Sandstorms are a regular part of life in Beijing. But in recent years, they have become more intense as a result of spreading desertification in China's arid north and northwest, yet another indicator of the country's growing environmental crisis. As much as one-third of the country is now covered in desert, and the number of sandstorms has jumped six-fold in the last six decades to two dozen a year, estimates the Chinese Academy of Sciences.
Before the storms hit Beijing this weekend, they had, for two weeks, ravaged much of the northwest, from western Xinjiang to Inner Mongolia. On Saturday, it was the turn of Beijingers to wake up to an eerie, orange-red sky. Thick, red mushroom clouds of dust rained down tonnes of sand for hours, covering cars, sprinkling Tiananmen Square with yellow dust and confining people to their homes. The Meteorological Bureau issued a warning to residents to stay indoors with the air quality reaching “hazardous” levels, albeit a far from unusual occurrence in one of the world's most polluted cities.
Getting worse
Resident Liao Jianlin (53) said he could not recall storms of such scale when he was growing up in this city. “The storms are getting worse now every year, there was little sandy weather during the '80s or '90s,” he told The Hindu . “The most serious period was the early 2000s, when this would happen more than 10 times a year.”
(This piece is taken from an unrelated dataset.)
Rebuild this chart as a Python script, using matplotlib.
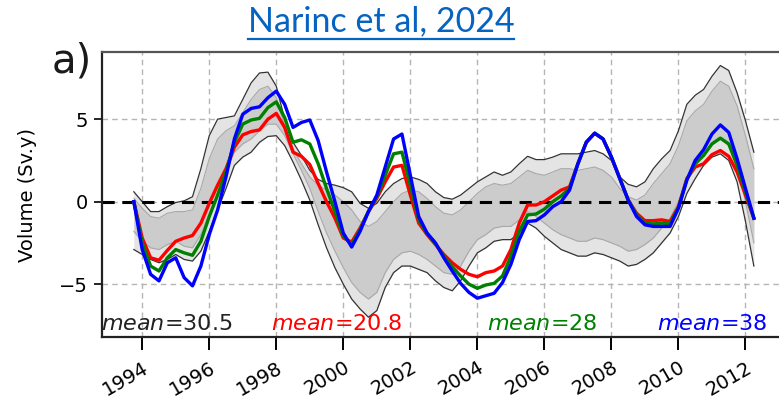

He said the government needed to pay more attention “to the health of the environment.”
“The government should put in more regulations to stop the factories that continue to illegally pollute,” Mr. Jianlin said.
Guo Hu, head of the Beijing Meteorological Station, said the situation had begun to improve following afforestation drives in recent years. The city had only one sandstorm last year, he told State-run Xinhua news agency.
The storms were still far worse in the country's northern areas, said Wu Guang, a native of Zhangjiakou in Hebei province, which borders Inner Mongolia and faces the full impact of the Gobi desert's winds.
“Back home, the storms are much stronger,” said Mr. Wu, who moved to Beijing five years ago.